Saturday, October 10, 2009

\ Rea-dying \

Read/listened to since the last update:

Stories:

329. "The Men Who Read Isaac Asimov" by William Brittain (Ellery Queen's Mystery Magazine, May 1978)

330. "Northwestward" by Isaac Asimov (The Further Adventures of Batman, 1990)

331. "Yes, But Why?" by Isaac Asimov (The Armchair Detective, Spring 1990)

332. "Lost in a Space Warp" by Isaac Asimov (Ellery Queen's Mystery Magazine, March 1990)

333. "Police at the Door" by Isaac Asimov (Ellery Queen's Mystery Magazine, June 1990)

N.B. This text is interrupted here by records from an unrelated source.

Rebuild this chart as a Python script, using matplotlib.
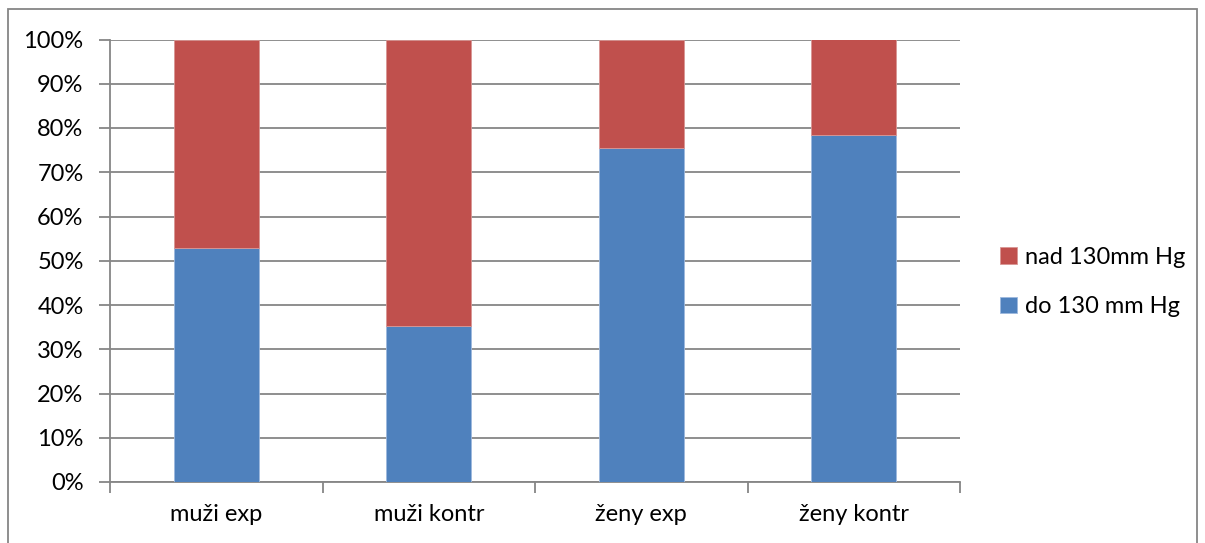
import numpy as np
import matplotlib.pyplot as plt
from matplotlib.patches import Rectangle
from matplotlib.ticker import PercentFormatter

skupiny = ["muži exp", "muži kontr", "ženy exp", "ženy kontr"]
do_130 = [52.8, 35.3, 75.5, 78.5]
nad_130 = [100 - v for v in do_130]

modra = "#4F81BD"
cervena = "#C0504D"
mriz = "#868686"

plt.rcParams['font.family'] = ['Lato', 'DejaVu Sans']
fs = 17

fig = plt.figure(figsize=(12.05, 5.43), dpi=100)
W, H = 1205, 543
ax = fig.add_axes([110 / W, 1 - 482 / H, (960 - 110) / W, (482 - 39.5) / H])

x = np.arange(len(skupiny))
ax.bar(x, do_130, width=0.4, color=modra, edgecolor="#9DB9DE", linewidth=0.6,
       label="do 130 mm Hg", zorder=3)
ax.bar(x, nad_130, width=0.4, bottom=do_130, color=cervena, edgecolor="#D99694",
       linewidth=0.6, label="nad 130mm Hg", zorder=3)

ax.set_xlim(-0.5, len(skupiny) - 0.5)
ax.set_ylim(0, 100)
ax.set_yticks(np.arange(0, 101, 10))
ax.yaxis.set_major_formatter(PercentFormatter(decimals=0))
ax.yaxis.grid(True, color=mriz, linewidth=1.3, zorder=0)

ax.set_xticks(x)
ax.set_xticklabels(skupiny)
ax.set_xticks(np.arange(-0.5, len(skupiny)), minor=True)
ax.tick_params(axis="x", which="major", length=0, pad=16, labelsize=fs)
ax.tick_params(axis="x", which="minor", length=8, width=1.3, color=mriz, direction="out")
ax.tick_params(axis="y", length=8, width=1.3, color=mriz, direction="out", pad=11,
               labelsize=fs)

for side in ["top", "right"]:
    ax.spines[side].set_visible(False)
for side in ["left", "bottom"]:
    ax.spines[side].set_color(mriz)
    ax.spines[side].set_linewidth(1.3)

h, l = ax.get_legend_handles_labels()
fig.legend(h[::-1], l[::-1], loc="center left", bbox_to_anchor=(979 / W, 1 - 282 / H),
           frameon=False, fontsize=fs, handlelength=0.7, handleheight=0.7,
           handletextpad=0.35, labelspacing=1.2)

# rámeček kolem grafu
fig.patches.append(Rectangle((8 / W, -0.05), (1197 - 8) / W, 1 - 9 / H + 0.05,
                             transform=fig.transFigure, fill=False,
                             edgecolor=mriz, linewidth=1.3))

fig.savefig("out.png", dpi=100)
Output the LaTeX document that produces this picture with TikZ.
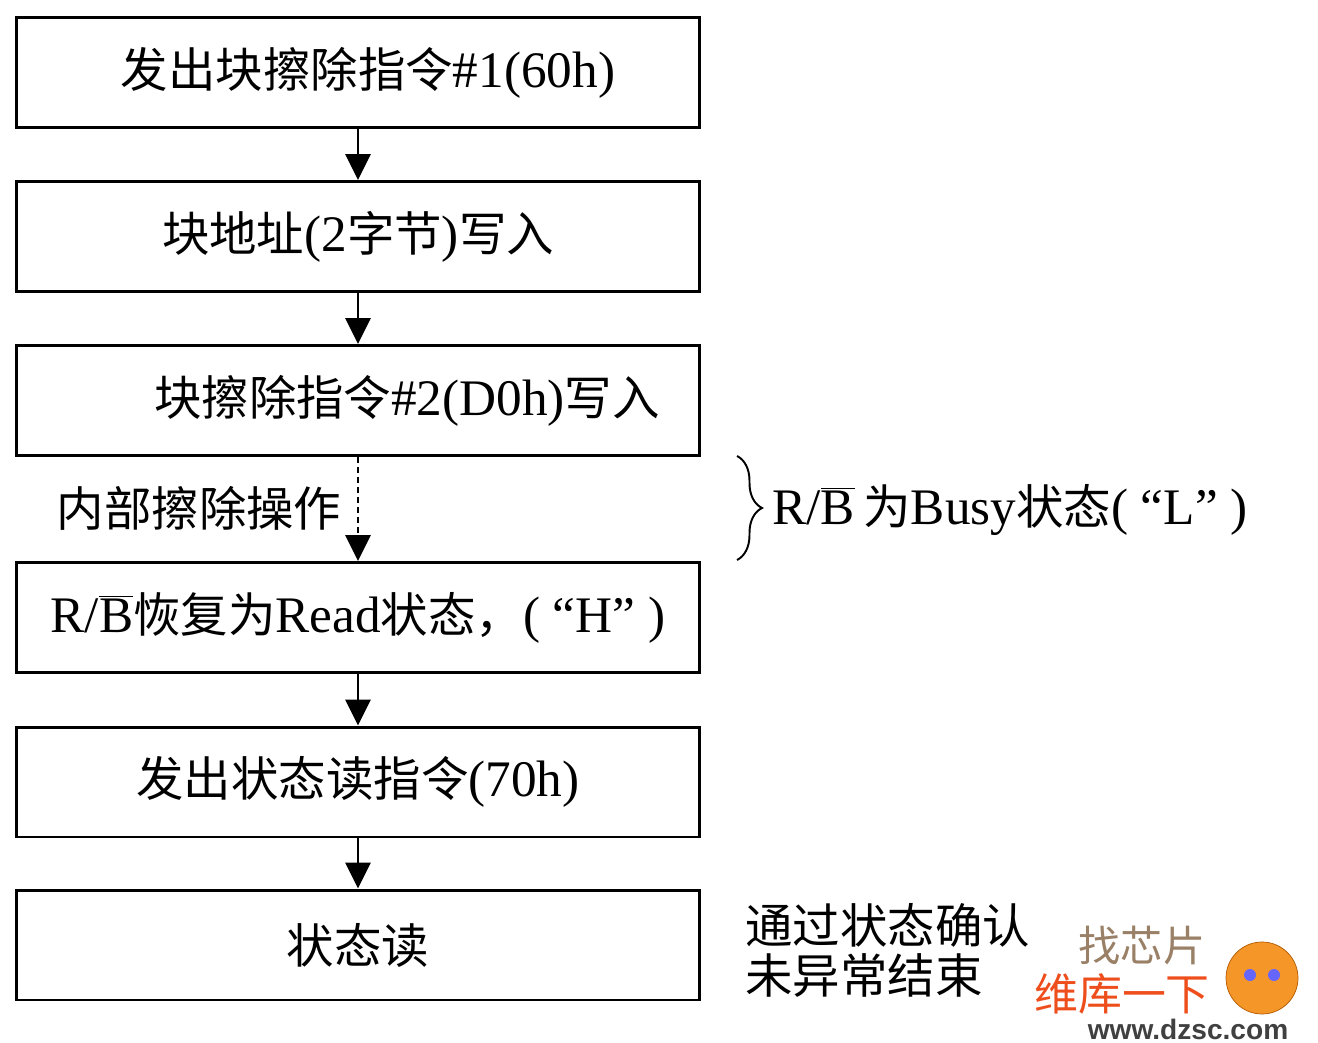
\documentclass[tikz,border=0pt]{standalone}
\usepackage{fontspec}
\setmainfont[Scale=1.08]{Liberation Serif}
\newfontfamily\cjk{Noto Sans CJK SC}
\newfontfamily\wmsans{Liberation Sans}
\usetikzlibrary{arrows.meta,decorations.pathreplacing}

% R/B-bar signal name
\newcommand{\rbsig}{R/$\overline{\hbox{B}}$}

\definecolor{wmred}{RGB}{238,78,28}
\definecolor{wmorange}{RGB}{245,150,40}

\tikzset{
  box/.style={draw, line width=1.7pt, minimum width=13.68cm, minimum height=2.2cm, inner sep=0pt},
  flow/.style={line width=1.6pt, -{Triangle[width=0.5cm,length=0.52cm]}},
}

\begin{document}
\begin{tikzpicture}[x=0.02cm, y=-0.02cm, font=\fontsize{27}{28.5}\selectfont]
    \useasboundingbox (0,0) rectangle (1318,1043);
    % the six steps
    \node[box] (cmd1)  at (358,72.5)  {\hspace*{0.4cm}{\cjk 发出块擦除指令}\#1(60h)};
    \node[box] (addr)  at (358,236.5) {{\cjk 块地址}(2{\cjk 字节}){\cjk 写入}};
    \node[box] (cmd2)  at (358,400.5) {\hspace*{1.96cm}{\cjk 块擦除指令}\#2(D0h){\cjk 写入}};
    \node[box] (ready) at (358,617.5) {\rbsig{\cjk 恢复为}Read{\cjk 状态，}( “H” )};
    \node[box] (cmd3)  at (358,782)   {{\cjk 发出状态读指令}(70h)};
    \node[box] (sread) at (358,945)   {\cjk 状态读};
    % arrows between steps
    \draw[flow] (cmd1) -- (addr);
    \draw[flow] (addr) -- (cmd2);
    \draw[flow, dash pattern=on 0.12cm off 0.08cm] (cmd2) -- (ready);
    \draw[flow] (ready) -- (cmd3);
    \draw[flow] (cmd3) -- (sread);
    % busy period
    \node[anchor=east] (erase) at (348,508) {\cjk 内部擦除操作};
    \coordinate (btop) at (737,456);
    \coordinate (bbot) at (737,560);
    \draw[line width=1.1pt, decorate, decoration={brace, amplitude=0.5cm}] (btop) -- (bbot);
    \node[anchor=west, inner sep=0pt] (busy) at (772,510) {\rbsig\,{\cjk 为}Busy{\cjk 状态}( “L” )};
    % end note
    \node[anchor=west, align=left, inner sep=0pt] (done) at (745,950) {\cjk 通过状态确认\\\cjk 未异常结束};
    % logo
    \node[text=gray!60!brown, font=\fontsize{24}{24}\cjk] (zhao) at (1142,945) {找芯片};
    \node[text=wmred, font=\fontsize{25}{25}\cjk, inner sep=0pt] (wk) at (1122,994) {维库一下};
    \node[text=black!75, font=\fontsize{16}{16}\wmsans\bfseries, inner sep=0pt] (url) at (1188,1029) {www.dzsc.com};
    \filldraw[wmorange, draw=orange!70!black] (1262,978) circle (36);
    \fill[blue!60] (1250,975) circle (6) (1274,975) circle (6);
\end{tikzpicture}
\end{document}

334. "The Haunted Cabin" by Isaac Asimov (Ellery Queen's Mystery Magazine, October 1990)

335. "The Guest's Guest" by Isaac Asimov (Ellery Queen's Mystery Magazine, August 1991)

336. "The Last Story" by Charles Ardai (The Return of the Black Widowers, 2006)


Book: That was it, the very last Black Widower stories by Asimov. He wrote sixty-six of them (beating out Doyle, who wrote fifty-six Holmes stories, though Holmes did pen four novels featuring the sleuth), and I've now had the pleasure of reading all sixty-six. The mysteries were wildly uneven, ranging from the obscure to the simple, with a good amount of "fair" mysteries and delightful teasers in between.

I haven't met any of the real people on whom Asimov based his cerebral characters, and I'm certainly intrigued by Harlan Ellison's comment in the introduction that Lin Carter "was really weird" -- that calls for further research. Of course, if I could have met anyone at all, my first wish would have been to get to know the Master himself.

The Return of the Black Widowers by Isaac Asimov is book 29 of '09.

This week I also read Flood by Stephen Baxter, huge in every sense of the word, book 30 of '09.